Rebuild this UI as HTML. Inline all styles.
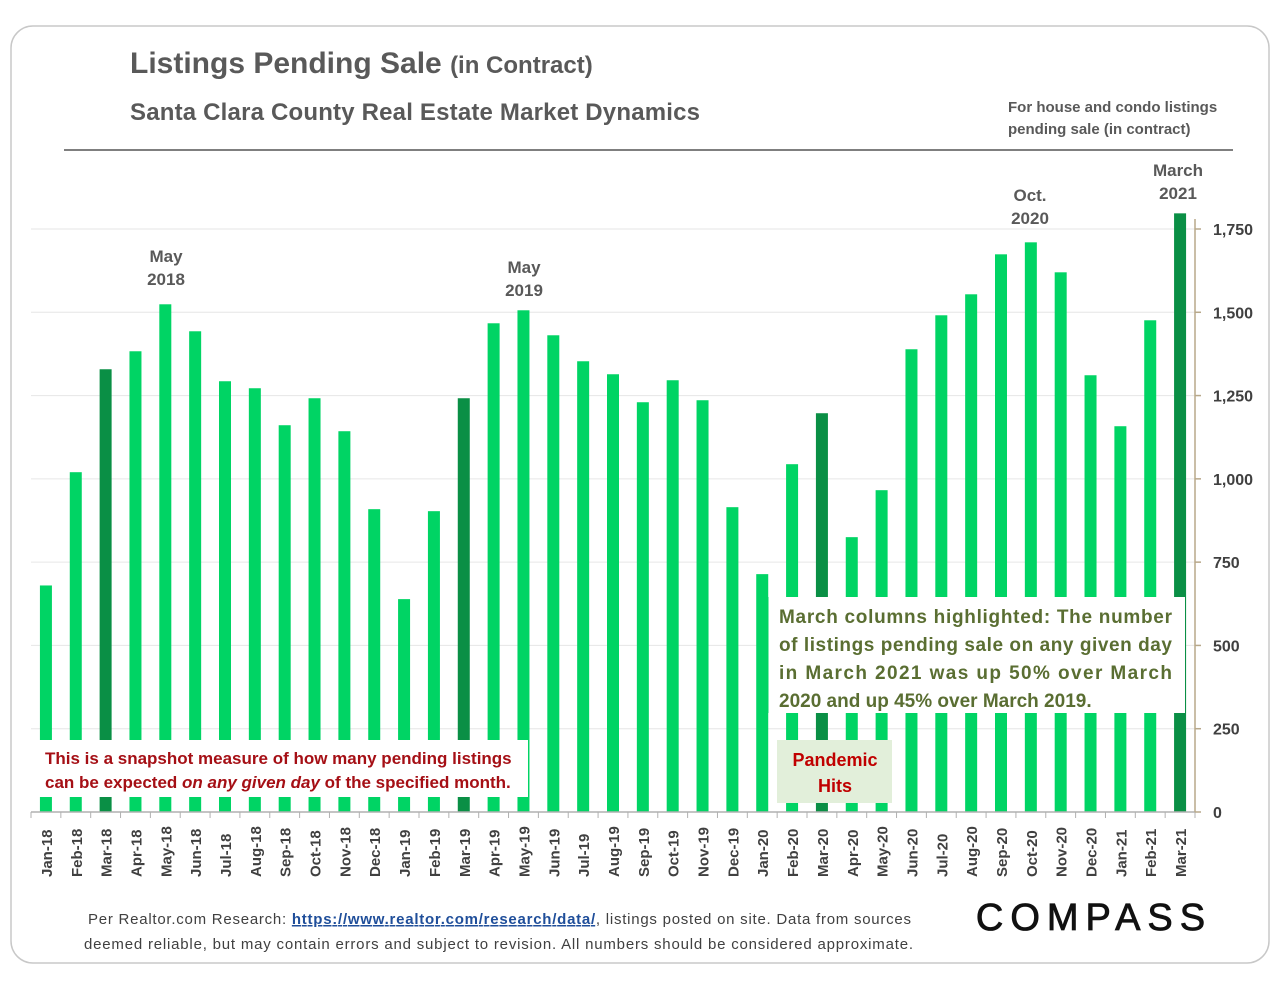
<!DOCTYPE html>
<html><head><meta charset="utf-8"><style>
html,body{margin:0;padding:0;background:#fff;}
body{width:1280px;height:989px;overflow:hidden;font-family:"Liberation Sans",sans-serif;}
</style></head><body>
<svg width="1280" height="989" viewBox="0 0 1280 989" xmlns="http://www.w3.org/2000/svg" font-family="Liberation Sans, sans-serif">
<rect x="11" y="26" width="1258" height="937" rx="22" fill="#fff" stroke="#c8c8c8" stroke-width="1.5"/>
<text x="130" y="73" font-size="30" font-weight="bold" fill="#595959">Listings Pending Sale <tspan font-size="24">(in Contract)</tspan></text>
<text x="130" y="120" font-size="24" font-weight="bold" fill="#595959" textLength="570">Santa Clara County Real Estate Market Dynamics</text>
<text x="1008" y="112" font-size="15" font-weight="bold" fill="#595959">For house and condo listings</text>
<text x="1008" y="134" font-size="15" font-weight="bold" fill="#595959">pending sale (in contract)</text>
<line x1="64" y1="150" x2="1233" y2="150" stroke="#7f7f7f" stroke-width="2"/>
<g id="grid"></g>
<g id="bars"></g>
<g id="xaxis"></g>
<g id="yaxis"></g>
<g font-size="17" font-weight="bold" fill="#595959" text-anchor="middle">
<text x="166" y="262">May</text><text x="166" y="285">2018</text>
<text x="524" y="273">May</text><text x="524" y="296">2019</text>
<text x="1030" y="201">Oct.</text><text x="1030" y="224">2020</text>
<text x="1178" y="176">March</text><text x="1178" y="199">2021</text>
</g>
<rect x="767" y="597" width="418" height="116" fill="#fff"/>
<line x1="767" y1="597" x2="767" y2="713" stroke="#00d464" stroke-width="3"/>
<g font-size="19" font-weight="bold" fill="#5a6e32">
<text x="779" y="623" textLength="393">March columns highlighted: The number</text>
<text x="779" y="651" textLength="393">of listings pending sale on any given day</text>
<text x="779" y="679" textLength="393">in March 2021 was up 50% over March</text>
<text x="779" y="707">2020 and up 45% over March 2019.</text>
</g>
<rect x="38" y="740" width="490" height="57" fill="#fff"/>
<g font-size="17" font-weight="bold" fill="#a50f15">
<text x="45" y="764">This is a snapshot measure of how many pending listings</text>
<text x="45" y="788">can be expected <tspan font-style="italic">on any given day</tspan> of the specified month.</text>
</g>
<rect x="777" y="740" width="115" height="63" fill="#e2efda"/>
<g font-size="18" font-weight="bold" fill="#c00000" text-anchor="middle">
<text x="835" y="766">Pandemic</text><text x="835" y="792">Hits</text>
</g>
<text x="88" y="924" font-size="15" fill="#404040" textLength="823">Per Realtor.com Research:  <tspan fill="#1f4e9a" font-weight="bold" text-decoration="underline">https://www.realtor.com/research/data/</tspan>, listings posted on site. Data from sources</text>
<text x="84" y="949" font-size="15" fill="#404040" textLength="829">deemed reliable, but may contain errors and subject to revision. All numbers should be considered approximate.</text>
<text x="1094" y="930" font-size="38" fill="#111" stroke="#111" stroke-width="0.8" text-anchor="middle" letter-spacing="7">COMPASS</text>
</svg>
<script>
const categories=["Jan-18","Feb-18","Mar-18","Apr-18","May-18","Jun-18","Jul-18","Aug-18","Sep-18","Oct-18","Nov-18","Dec-18","Jan-19","Feb-19","Mar-19","Apr-19","May-19","Jun-19","Jul-19","Aug-19","Sep-19","Oct-19","Nov-19","Dec-19","Jan-20","Feb-20","Mar-20","Apr-20","May-20","Jun-20","Jul-20","Aug-20","Sep-20","Oct-20","Nov-20","Dec-20","Jan-21","Feb-21","Mar-21"];
const values=[680,1020,1329,1383,1524,1443,1293,1272,1161,1242,1143,909,639,903,1242,1467,1506,1431,1353,1314,1230,1296,1236,915,714,1044,1197,825,966,1389,1491,1554,1674,1710,1620,1311,1158,1476,1797];
const yTicks=[0,250,500,750,1000,1250,1500,1750];
const NS="http://www.w3.org/2000/svg";
const x0=31,x1=1195,y0=812,yTop=229,yMaxV=1750;
const step=(x1-x0)/categories.length;
function xs(i){return x0+step*(i+0.5);}
function ys(v){return y0-(v/yMaxV)*(y0-yTop);}
function mk(t,a,p){const e=document.createElementNS(NS,t);for(const k in a)e.setAttribute(k,a[k]);p.appendChild(e);return e;}
const grid=document.getElementById('grid'),bars=document.getElementById('bars'),xa=document.getElementById('xaxis'),ya=document.getElementById('yaxis');
yTicks.forEach(v=>{
 if(v>0){const g=mk('line',{x1:x0,x2:x1,y1:ys(v),y2:ys(v),stroke:'#e6e6e6','stroke-width':1},grid);
 
 }
 const tk=mk('line',{x1:x1,x2:x1+6,y1:ys(v),y2:ys(v),stroke:'#b8a88a','stroke-width':1.5},ya);
 
 
 const t=mk('text',{x:1213,y:ys(v)+6,'font-size':16,'font-weight':'bold',fill:'#404040'},ya);
 t.textContent=v.toLocaleString('en-US');
 
 
});
const ax=mk('line',{x1:x1,x2:x1,y1:yTop-10,y2:y0,stroke:'#b8a88a','stroke-width':1.5},ya);


categories.forEach((c,i)=>{
 const isMar=c.startsWith('Mar');
 const r=mk('rect',{x:xs(i)-6,y:ys(values[i]),width:12,height:y0-ys(values[i]),fill:isMar?'#0a8f45':'#00d464'},bars);
 
 
 const t=mk('text',{transform:`translate(${xs(i)+6},877) rotate(-90)`,'font-size':15,fill:'#404040','font-weight':'bold'},xa);
 t.textContent=c;
 
 
});
for(let i=0;i<=categories.length;i++){
 const l=mk('line',{x1:x0+step*i,x2:x0+step*i,y1:y0,y2:y0+6,stroke:'#b0b0b0','stroke-width':1},xa);
 
 
}
const xl=mk('line',{x1:x0,x2:x1,y1:y0,y2:y0,stroke:'#b0b0b0','stroke-width':1.5},xa);


</script>
</body></html>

_Short exercise:_
Quote everything in the listing above exactly; pictures are the only thing to omit.

_Task result:_
Rebuild this UI as HTML. Inline all styles.
<!DOCTYPE html>
<html><head><meta charset="utf-8"><style>
html,body{margin:0;padding:0;background:#fff;}
body{width:1280px;height:989px;overflow:hidden;font-family:"Liberation Sans",sans-serif;}
</style></head><body>
<svg width="1280" height="989" viewBox="0 0 1280 989" xmlns="http://www.w3.org/2000/svg" font-family="Liberation Sans, sans-serif">
<rect x="11" y="26" width="1258" height="937" rx="22" fill="#fff" stroke="#c8c8c8" stroke-width="1.5"/>
<text x="130" y="73" font-size="30" font-weight="bold" fill="#595959">Listings Pending Sale <tspan font-size="24">(in Contract)</tspan></text>
<text x="130" y="120" font-size="24" font-weight="bold" fill="#595959" textLength="570">Santa Clara County Real Estate Market Dynamics</text>
<text x="1008" y="112" font-size="15" font-weight="bold" fill="#595959">For house and condo listings</text>
<text x="1008" y="134" font-size="15" font-weight="bold" fill="#595959">pending sale (in contract)</text>
<line x1="64" y1="150" x2="1233" y2="150" stroke="#7f7f7f" stroke-width="2"/>
<g id="grid"></g>
<g id="bars"></g>
<g id="xaxis"></g>
<g id="yaxis"></g>
<g font-size="17" font-weight="bold" fill="#595959" text-anchor="middle">
<text x="166" y="262">May</text><text x="166" y="285">2018</text>
<text x="524" y="273">May</text><text x="524" y="296">2019</text>
<text x="1030" y="201">Oct.</text><text x="1030" y="224">2020</text>
<text x="1178" y="176">March</text><text x="1178" y="199">2021</text>
</g>
<rect x="767" y="597" width="418" height="116" fill="#fff"/>
<line x1="767" y1="597" x2="767" y2="713" stroke="#00d464" stroke-width="3"/>
<g font-size="19" font-weight="bold" fill="#5a6e32">
<text x="779" y="623" textLength="393">March columns highlighted: The number</text>
<text x="779" y="651" textLength="393">of listings pending sale on any given day</text>
<text x="779" y="679" textLength="393">in March 2021 was up 50% over March</text>
<text x="779" y="707">2020 and up 45% over March 2019.</text>
</g>
<rect x="38" y="740" width="490" height="57" fill="#fff"/>
<g font-size="17" font-weight="bold" fill="#a50f15">
<text x="45" y="764">This is a snapshot measure of how many pending listings</text>
<text x="45" y="788">can be expected <tspan font-style="italic">on any given day</tspan> of the specified month.</text>
</g>
<rect x="777" y="740" width="115" height="63" fill="#e2efda"/>
<g font-size="18" font-weight="bold" fill="#c00000" text-anchor="middle">
<text x="835" y="766">Pandemic</text><text x="835" y="792">Hits</text>
</g>
<text x="88" y="924" font-size="15" fill="#404040" textLength="823">Per Realtor.com Research:  <tspan fill="#1f4e9a" font-weight="bold" text-decoration="underline">https://www.realtor.com/research/data/</tspan>, listings posted on site. Data from sources</text>
<text x="84" y="949" font-size="15" fill="#404040" textLength="829">deemed reliable, but may contain errors and subject to revision. All numbers should be considered approximate.</text>
<text x="1094" y="930" font-size="38" fill="#111" stroke="#111" stroke-width="0.8" text-anchor="middle" letter-spacing="7">COMPASS</text>
</svg>
<script>
const categories=["Jan-18","Feb-18","Mar-18","Apr-18","May-18","Jun-18","Jul-18","Aug-18","Sep-18","Oct-18","Nov-18","Dec-18","Jan-19","Feb-19","Mar-19","Apr-19","May-19","Jun-19","Jul-19","Aug-19","Sep-19","Oct-19","Nov-19","Dec-19","Jan-20","Feb-20","Mar-20","Apr-20","May-20","Jun-20","Jul-20","Aug-20","Sep-20","Oct-20","Nov-20","Dec-20","Jan-21","Feb-21","Mar-21"];
const values=[680,1020,1329,1383,1524,1443,1293,1272,1161,1242,1143,909,639,903,1242,1467,1506,1431,1353,1314,1230,1296,1236,915,714,1044,1197,825,966,1389,1491,1554,1674,1710,1620,1311,1158,1476,1797];
const yTicks=[0,250,500,750,1000,1250,1500,1750];
const NS="http://www.w3.org/2000/svg";
const x0=31,x1=1195,y0=812,yTop=229,yMaxV=1750;
const step=(x1-x0)/categories.length;
function xs(i){return x0+step*(i+0.5);}
function ys(v){return y0-(v/yMaxV)*(y0-yTop);}
function mk(t,a,p){const e=document.createElementNS(NS,t);for(const k in a)e.setAttribute(k,a[k]);p.appendChild(e);return e;}
const grid=document.getElementById('grid'),bars=document.getElementById('bars'),xa=document.getElementById('xaxis'),ya=document.getElementById('yaxis');
yTicks.forEach(v=>{
 if(v>0){const g=mk('line',{x1:x0,x2:x1,y1:ys(v),y2:ys(v),stroke:'#e6e6e6','stroke-width':1},grid);
 
 }
 const tk=mk('line',{x1:x1,x2:x1+6,y1:ys(v),y2:ys(v),stroke:'#b8a88a','stroke-width':1.5},ya);
 
 
 const t=mk('text',{x:1213,y:ys(v)+6,'font-size':16,'font-weight':'bold',fill:'#404040'},ya);
 t.textContent=v.toLocaleString('en-US');
 
 
});
const ax=mk('line',{x1:x1,x2:x1,y1:yTop-10,y2:y0,stroke:'#b8a88a','stroke-width':1.5},ya);


categories.forEach((c,i)=>{
 const isMar=c.startsWith('Mar');
 const r=mk('rect',{x:xs(i)-6,y:ys(values[i]),width:12,height:y0-ys(values[i]),fill:isMar?'#0a8f45':'#00d464'},bars);
 
 
 const t=mk('text',{transform:`translate(${xs(i)+6},877) rotate(-90)`,'font-size':15,fill:'#404040','font-weight':'bold'},xa);
 t.textContent=c;
 
 
});
for(let i=0;i<=categories.length;i++){
 const l=mk('line',{x1:x0+step*i,x2:x0+step*i,y1:y0,y2:y0+6,stroke:'#b0b0b0','stroke-width':1},xa);
 
 
}
const xl=mk('line',{x1:x0,x2:x1,y1:y0,y2:y0,stroke:'#b0b0b0','stroke-width':1.5},xa);


</script>
</body></html>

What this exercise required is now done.